Meltaway Blueberry Coffeecake

(from Lucianolinda’s recipe box)

Source: Delta Express- Prudence Hilburn

Categories: Sweet Breads- Coffee Cakes- Tortes

Ingredients

  • 2 cups fresh blueberries (or quick frozen blueberries without sugar)
  • 1 1/2 cup sugar
  • `1/2 cup chopped pecans
  • 1 cup (2 sticks) butter, softened at room temperature
  • 1 tsp. vanilla extract
  • 2 large eggs
  • 2 1/2 cups self-rising flour
  • 1/8 tsp. cinnamon
  • 1 cup sour cream
  • Glaze:
  • 1 cup confectioners' sugar
  • 1 1/3 to 2 Tbsp. milk or water
  • 1/4 tsp. vanilla extract

Directions

  1. Preheat oven to 350 degrees. Grease and lightly flour a 13 × 9 × 2 inch baking pan.

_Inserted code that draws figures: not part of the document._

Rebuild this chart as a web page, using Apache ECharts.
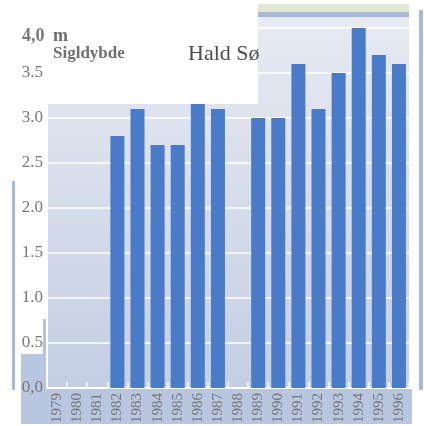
<!DOCTYPE html>
<html>
<head>
<meta charset="utf-8">
<script src="https://cdn.jsdelivr.net/npm/echarts@6/dist/echarts.min.js"></script>
<style>
  html, body { margin: 0; padding: 0; background: #ffffff; }
  #chart { width: 424px; height: 426px; }
</style>
</head>
<body>
<div id="chart"></div>
<script>
// Sigtdybde (Secchi depth) for Hald Sø, 1979-1996, in metres
const years = ['1979', '1980', '1981', '1982', '1983', '1984', '1985', '1986', '1987',
               '1988', '1989', '1990', '1991', '1992', '1993', '1994', '1995', '1996'];
const secchiDepth = [null, null, null, 2.8, 3.1, 2.7, 2.7, 3.2, 3.1,
                     null, 3.0, 3.0, 3.6, 3.1, 3.5, 4.0, 3.7, 3.6];
const yTickValues = [0, 0.5, 1, 1.5, 2, 2.5, 3, 3.5, 4];
const yTickLabels = ['0,0', '0.5', '1.0', '1.5', '2.0', '2.5', '3.0', '3.5', '4,0'];

const serif = '"Liberation Serif", "Times New Roman", serif';
const textGrey = '#787878';
const panelBlue = '#b9c6df';
const stripBlue = '#a9b9d8';

const chart = echarts.init(document.getElementById('chart'), null, { renderer: 'canvas' });

chart.setOption({
  backgroundColor: '#ffffff',
  animation: false,
  grid: {
    left: 47, right: 15, top: 28, bottom: 38,
    show: true,
    borderWidth: 0,
    backgroundColor: {
      type: 'linear', x: 0, y: 0, x2: 0, y2: 1,
      colorStops: [
        { offset: 0, color: '#e6e9f1' },
        { offset: 1, color: '#c4cee3' }
      ]
    }
  },
  xAxis: {
    type: 'category',
    data: years,
    axisLine: { show: true, lineStyle: { color: '#ffffff', width: 2 } },
    axisTick: { show: true, inside: true, length: 6, lineStyle: { color: '#ffffff', width: 1.5 } },
    axisLabel: {
      rotate: 90,
      margin: 5,
      color: textGrey,
      fontFamily: serif,
      fontSize: 15
    },
    z: 1
  },
  yAxis: {
    type: 'value',
    min: 0,
    max: 4,
    interval: 0.5,
    axisLine: { show: true, lineStyle: { color: '#ffffff', width: 2 } },
    axisTick: { show: false },
    splitLine: { show: true, lineStyle: { color: '#ffffff', width: 1.6 } },
    axisLabel: {
      margin: 4,
      color: textGrey,
      fontFamily: serif,
      fontSize: 17,
      formatter: function (v) {
        const i = yTickValues.findIndex(t => Math.abs(t - v) < 1e-6);
        if (i < 0 || i === yTickValues.length - 1) return '';
        return yTickLabels[i];
      }
    }
  },
  series: [{
    type: 'bar',
    data: secchiDepth,
    barWidth: 14,
    itemStyle: { color: '#4a7bc8' },
    z: 2
  }],
  graphic: [
    // light panel behind the year labels and lower-left corner
    { type: 'rect', z: -5, shape: { x: 21, y: 389, width: 391, height: 35 }, style: { fill: panelBlue } },
    { type: 'rect', z: -5, shape: { x: 21, y: 354, width: 26, height: 70 }, style: { fill: panelBlue } },
    { type: 'rect', z: -5, shape: { x: 43, y: 319, width: 4, height: 36 }, style: { fill: '#b3c1dc' } },
    // side strips
    { type: 'rect', z: -5, shape: { x: 12, y: 181, width: 3, height: 209 }, style: { fill: stripBlue } },
    { type: 'rect', z: -5, shape: { x: 419, y: 10, width: 4, height: 380 }, style: { fill: stripBlue } },
    // top bands above the plot
    { type: 'rect', z: -5, shape: { x: 258, y: 4, width: 151, height: 8 }, style: { fill: '#dfe9d6' } },
    { type: 'rect', z: -5, shape: { x: 258, y: 12, width: 151, height: 5 }, style: { fill: '#a8b8d7' } },
    { type: 'rect', z: -5, shape: { x: 258, y: 17, width: 151, height: 11 }, style: { fill: '#e8ebf2' } },
    // title box in the upper left of the plot
    { type: 'rect', z: 50, shape: { x: 47, y: 0, width: 211, height: 104 }, style: { fill: '#ffffff' } },
    {
      type: 'text', z: 60, left: 22, top: 27,
      style: { text: yTickLabels[yTickLabels.length - 1], fill: textGrey, font: 'bold 18px ' + serif }
    },
    {
      type: 'text', z: 60, left: 53, top: 27,
      style: { text: 'm', fill: '#6f6f6f', font: 'bold 18px ' + serif }
    },
    {
      type: 'text', z: 60, left: 53, top: 45,
      style: { text: 'Sigldybde', fill: '#6f6f6f', font: 'bold 17px ' + serif }
    },
    {
      type: 'text', z: 60, left: 188, top: 43,
      style: { text: 'Hald Sø', fill: '#4d4d4d', font: '22px ' + serif }
    }
  ]
});
</script>
</body>
</html>
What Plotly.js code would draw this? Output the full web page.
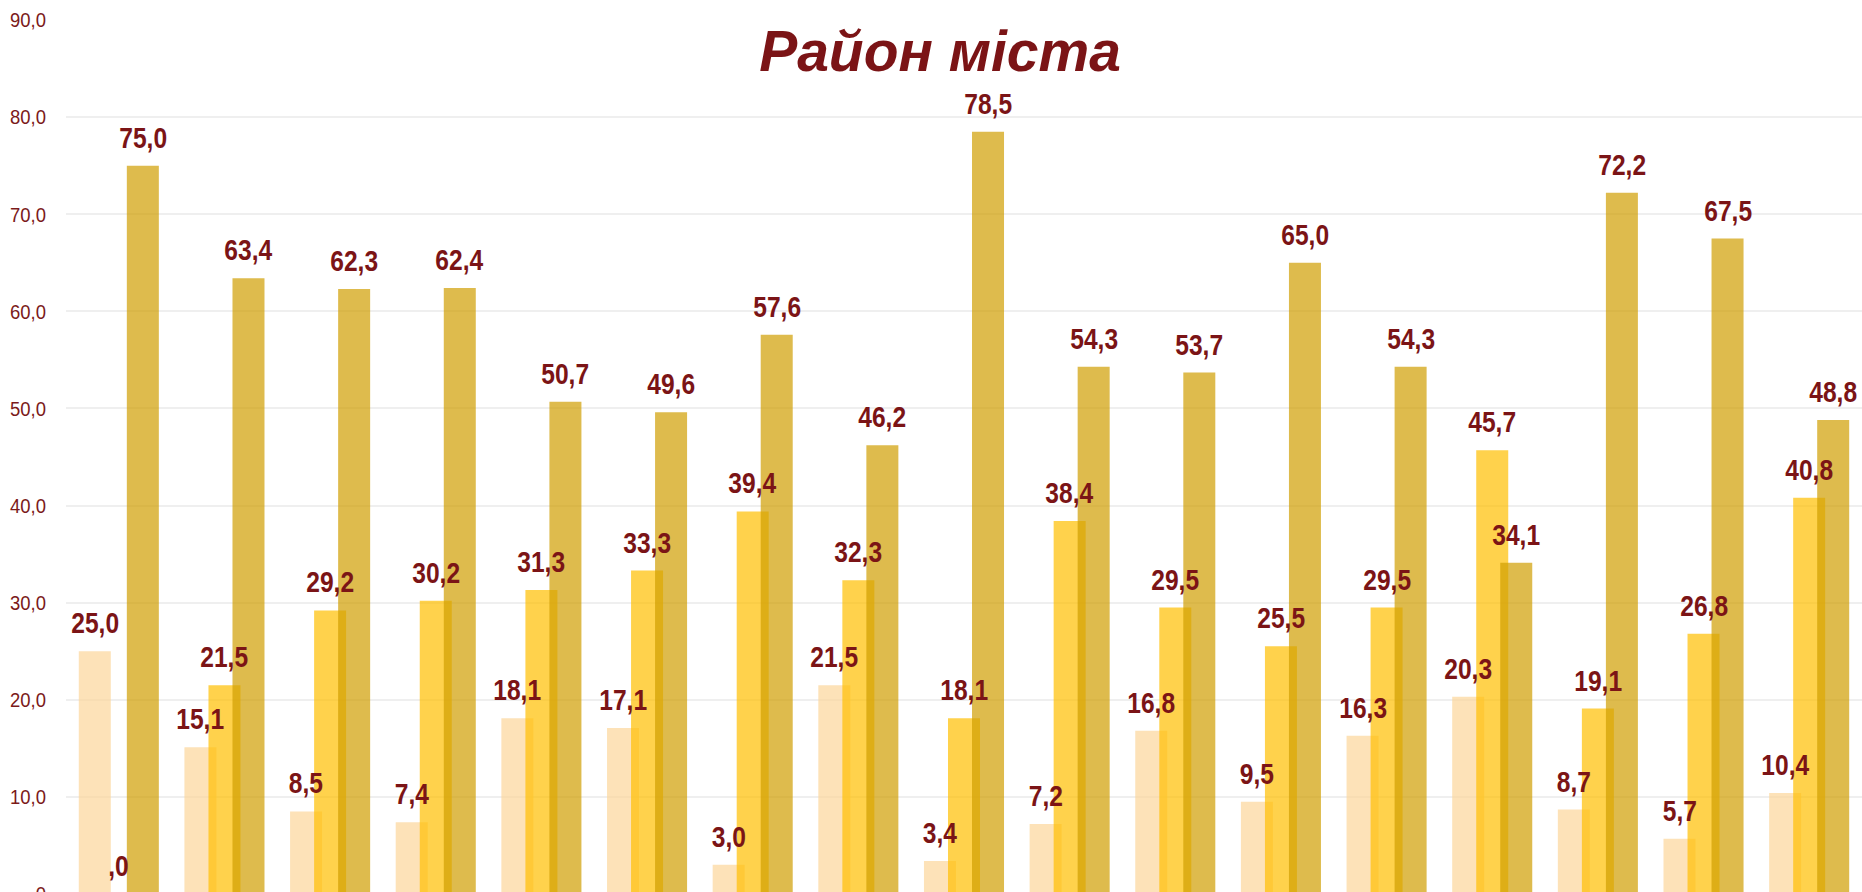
<!DOCTYPE html>
<html>
<head>
<meta charset="utf-8">
<script src="https://cdn.plot.ly/plotly-3.0.1.min.js"></script>
<style>
html,body{margin:0;padding:0;overflow:hidden;background:#fff;}
#chart{width:1862px;height:940px;}
#chart text.annotation-text{transform:scaleX(0.82);transform-box:fill-box;transform-origin:center;}
#chart g.ytick{transform:scaleX(0.88);transform-box:fill-box;transform-origin:right center;}
</style>
</head>
<body>
<div id="chart"></div>
<script>
const categories = ["1","2","3","4","5","6","7","8","9","10","11","12","13","14","15","16","17"];
const series1 = [25.0, 15.1, 8.5, 7.4, 18.1, 17.1, 3.0, 21.5, 3.4, 7.2, 16.8, 9.5, 16.3, 20.3, 8.7, 5.7, 10.4];
const series2 = [0.0, 21.5, 29.2, 30.2, 31.3, 33.3, 39.4, 32.3, 18.1, 38.4, 29.5, 25.5, 29.5, 45.7, 19.1, 26.8, 40.8];
const series3 = [75.0, 63.4, 62.3, 62.4, 50.7, 49.6, 57.6, 46.2, 78.5, 54.3, 53.7, 65.0, 54.3, 34.1, 72.2, 67.5, 48.8];
const tickVals = [0, 10, 20, 30, 40, 50, 60, 70, 80, 90];
const tickText = [",0", "10,0", "20,0", "30,0", "40,0", "50,0", "60,0", "70,0", "80,0", "90,0"];
const titleText = "Район міста";

const fmt = v => v === 0 ? ",0" : v.toFixed(1).replace(".", ",");
const SANS = "'Liberation Sans', Arial, sans-serif";

const BW = 0.303;
const specs = [
  {y: series1, color: "rgb(252,214,154)", offset: -0.379, shift: -24},
  {y: series2, color: "rgb(255,191,0)", offset: -0.1515, shift: 0},
  {y: series3, color: "rgb(208,158,2)", offset: 0.0758, shift: 24}
];

const traces = specs.map((s, i) => ({
  type: "bar",
  x: categories,
  y: s.y,
  width: BW,
  offset: s.offset,
  marker: {color: s.color, opacity: 0.7, line: {width: 0}},
  name: "s" + (i + 1),
  hoverinfo: "skip"
}));

const labelColor = "#7B1416";
const annotations = [];
specs.forEach(s => {
  s.y.forEach((v, j) => {
    annotations.push({
      x: j, y: v, xref: "x", yref: "y",
      xshift: s.shift, yshift: 10,
      text: fmt(v), showarrow: false,
      xanchor: "center", yanchor: "bottom",
      font: {family: SANS, size: 30, weight: "bold", color: labelColor}
    });
  });
});

const layout = {
  width: 1862, height: 940,
  margin: {l: 66, r: 0, t: 20, b: 46, pad: 0},
  paper_bgcolor: "#ffffff", plot_bgcolor: "#ffffff",
  barmode: "overlay",
  showlegend: false,
  title: {
    text: titleText,
    x: 940 / 1862, xref: "container", xanchor: "center",
    y: 1 - 51 / 940, yref: "container", yanchor: "middle",
    font: {family: SANS, size: 57, weight: "bold", style: "italic", color: labelColor}
  },
  xaxis: {
    type: "category",
    range: [-0.5, 16.5],
    showticklabels: false, ticks: "", showgrid: false, zeroline: false, showline: false
  },
  yaxis: {
    range: [0, 90],
    tickvals: tickVals, ticktext: tickText,
    showgrid: true, gridcolor: "#EFEFEF", gridwidth: 2,
    zeroline: false, showline: false, ticks: "",
    ticklabelstandoff: 19,
    tickfont: {family: SANS, size: 21, color: "#7B1A1A"}
  },
  annotations: annotations
};

Plotly.newPlot("chart", traces, layout, {staticPlot: true, displayModeBar: false});
</script>
</body>
</html>
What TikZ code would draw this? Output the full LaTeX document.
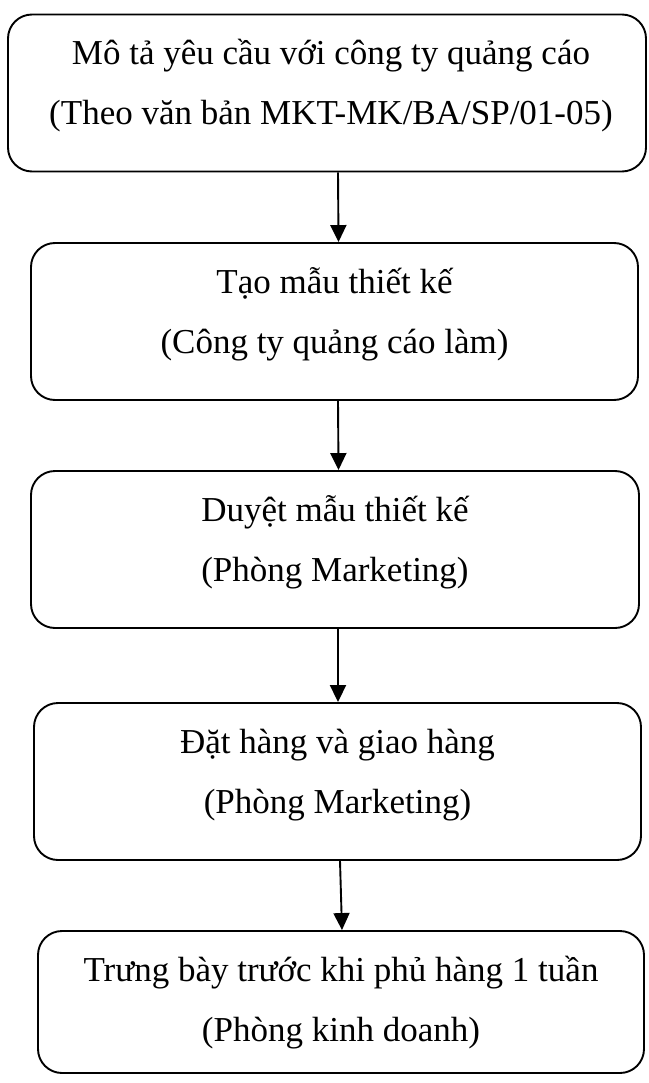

  2. In medium bowl, combine blueberries, 1/4 cup sugar and pecans. Mix well and set aside.

  3. In large bowl, cream together the remaining 1 1/4 cups sugar, butter and vanilla. Add eggs, one at a time, beating well after each addition. Add flour, cinnamon and sour cream. Mix well.

  4. Spread about two cups of batter in the prepared pan. Spoon blueberry mixture over the batter. Drop remaining batter by tablespoon over filling. The Blueberry filling doesn’t need to be completely covered with batter.

  5. Bake for 40 to 45 minutes until a wooden pick comes out clean when inserted in center of coffeecake. Allow to cool slightly on a rack.

  6. To make glaze: Combine all ingredients, and beat until smooth. Drizzle over cooled coffeecake.